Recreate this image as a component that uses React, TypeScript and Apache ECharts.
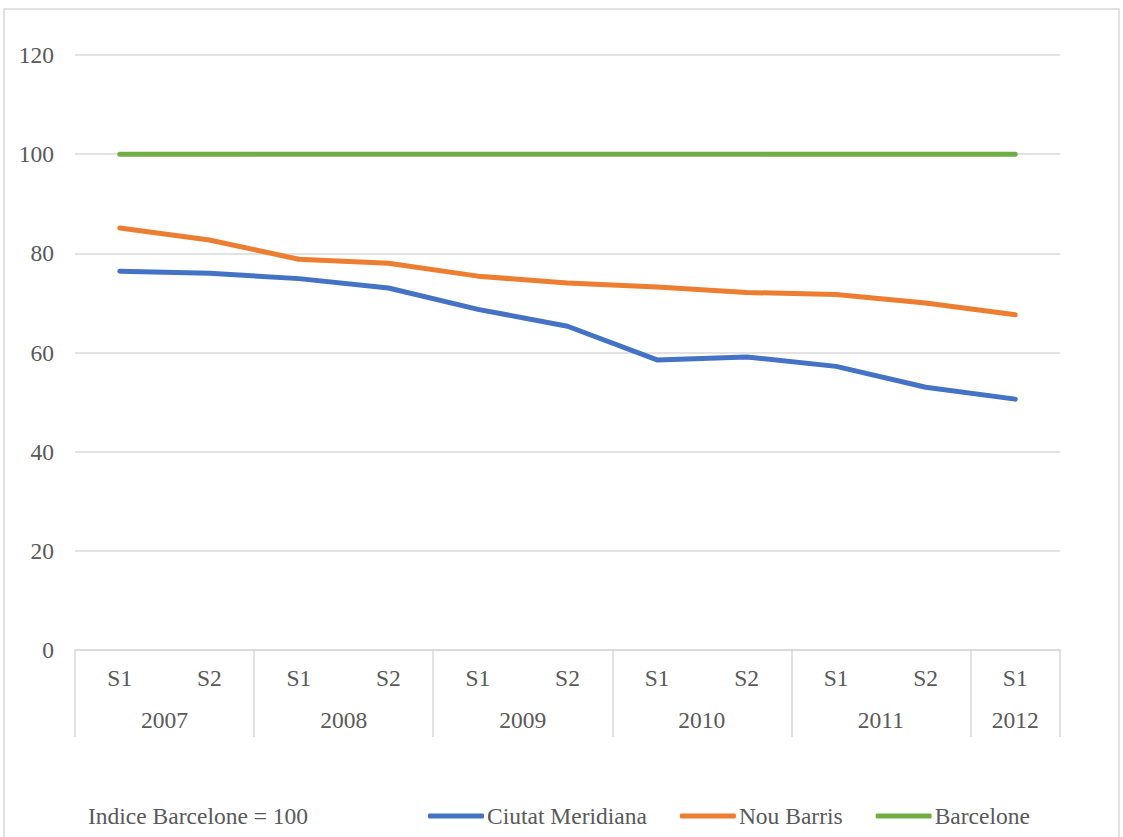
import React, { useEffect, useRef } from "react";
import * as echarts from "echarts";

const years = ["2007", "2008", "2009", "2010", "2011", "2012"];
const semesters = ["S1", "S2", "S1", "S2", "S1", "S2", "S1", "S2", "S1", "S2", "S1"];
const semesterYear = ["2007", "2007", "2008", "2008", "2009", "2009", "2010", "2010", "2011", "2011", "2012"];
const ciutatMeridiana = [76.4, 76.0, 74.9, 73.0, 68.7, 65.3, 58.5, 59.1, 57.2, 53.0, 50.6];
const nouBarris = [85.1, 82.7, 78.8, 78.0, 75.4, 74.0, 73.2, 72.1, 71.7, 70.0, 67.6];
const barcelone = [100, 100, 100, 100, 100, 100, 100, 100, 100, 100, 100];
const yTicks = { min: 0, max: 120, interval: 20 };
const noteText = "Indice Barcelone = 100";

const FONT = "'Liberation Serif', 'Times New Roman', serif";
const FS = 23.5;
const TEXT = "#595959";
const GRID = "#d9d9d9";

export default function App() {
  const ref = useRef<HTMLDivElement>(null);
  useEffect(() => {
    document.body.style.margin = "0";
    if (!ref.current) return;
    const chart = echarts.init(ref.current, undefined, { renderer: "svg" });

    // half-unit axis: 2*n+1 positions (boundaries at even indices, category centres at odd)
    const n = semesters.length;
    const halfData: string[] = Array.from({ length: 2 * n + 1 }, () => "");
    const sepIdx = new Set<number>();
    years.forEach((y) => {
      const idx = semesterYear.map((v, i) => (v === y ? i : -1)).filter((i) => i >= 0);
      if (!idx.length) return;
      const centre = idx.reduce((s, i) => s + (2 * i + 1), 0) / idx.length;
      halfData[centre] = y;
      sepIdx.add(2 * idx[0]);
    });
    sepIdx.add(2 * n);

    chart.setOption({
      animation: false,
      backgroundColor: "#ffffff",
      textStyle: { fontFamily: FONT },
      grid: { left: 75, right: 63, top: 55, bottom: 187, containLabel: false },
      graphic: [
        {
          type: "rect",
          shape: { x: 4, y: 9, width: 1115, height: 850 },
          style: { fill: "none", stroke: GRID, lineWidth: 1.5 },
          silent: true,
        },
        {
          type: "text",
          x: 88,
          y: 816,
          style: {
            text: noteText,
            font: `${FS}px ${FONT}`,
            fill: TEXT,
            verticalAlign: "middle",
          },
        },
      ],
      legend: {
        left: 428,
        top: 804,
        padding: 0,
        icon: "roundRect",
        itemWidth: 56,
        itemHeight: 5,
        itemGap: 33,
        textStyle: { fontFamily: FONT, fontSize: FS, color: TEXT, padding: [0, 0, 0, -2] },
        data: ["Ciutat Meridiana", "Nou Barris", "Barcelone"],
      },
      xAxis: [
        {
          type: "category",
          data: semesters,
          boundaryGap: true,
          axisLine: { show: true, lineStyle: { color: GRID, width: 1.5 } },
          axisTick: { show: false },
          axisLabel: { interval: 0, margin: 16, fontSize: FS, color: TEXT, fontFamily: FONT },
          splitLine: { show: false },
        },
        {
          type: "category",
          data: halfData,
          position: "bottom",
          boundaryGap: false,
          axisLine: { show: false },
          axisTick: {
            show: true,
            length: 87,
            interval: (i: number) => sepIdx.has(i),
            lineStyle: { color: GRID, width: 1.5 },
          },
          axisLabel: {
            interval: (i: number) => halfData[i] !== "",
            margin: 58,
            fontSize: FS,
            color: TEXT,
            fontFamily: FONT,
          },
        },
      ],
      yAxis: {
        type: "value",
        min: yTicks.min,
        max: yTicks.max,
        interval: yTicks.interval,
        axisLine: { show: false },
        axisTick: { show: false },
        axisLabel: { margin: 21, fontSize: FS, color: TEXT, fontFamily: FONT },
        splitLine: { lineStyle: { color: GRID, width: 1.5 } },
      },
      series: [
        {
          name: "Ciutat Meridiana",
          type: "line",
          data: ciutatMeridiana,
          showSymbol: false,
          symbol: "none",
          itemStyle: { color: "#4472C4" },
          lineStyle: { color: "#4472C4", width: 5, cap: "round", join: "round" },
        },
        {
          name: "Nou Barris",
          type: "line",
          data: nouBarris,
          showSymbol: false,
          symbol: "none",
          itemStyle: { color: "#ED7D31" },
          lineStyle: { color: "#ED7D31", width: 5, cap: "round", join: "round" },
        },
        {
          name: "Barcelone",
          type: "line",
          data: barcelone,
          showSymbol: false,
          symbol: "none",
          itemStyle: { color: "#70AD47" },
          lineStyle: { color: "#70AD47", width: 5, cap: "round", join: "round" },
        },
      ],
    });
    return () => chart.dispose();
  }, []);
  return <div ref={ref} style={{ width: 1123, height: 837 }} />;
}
**********
Write out every line of the data that holds the word "React".

■ **WRITTEN ANSWER**:
Recreate this image as a component that uses React, TypeScript and Apache ECharts.
import React, { useEffect, useRef } from "react";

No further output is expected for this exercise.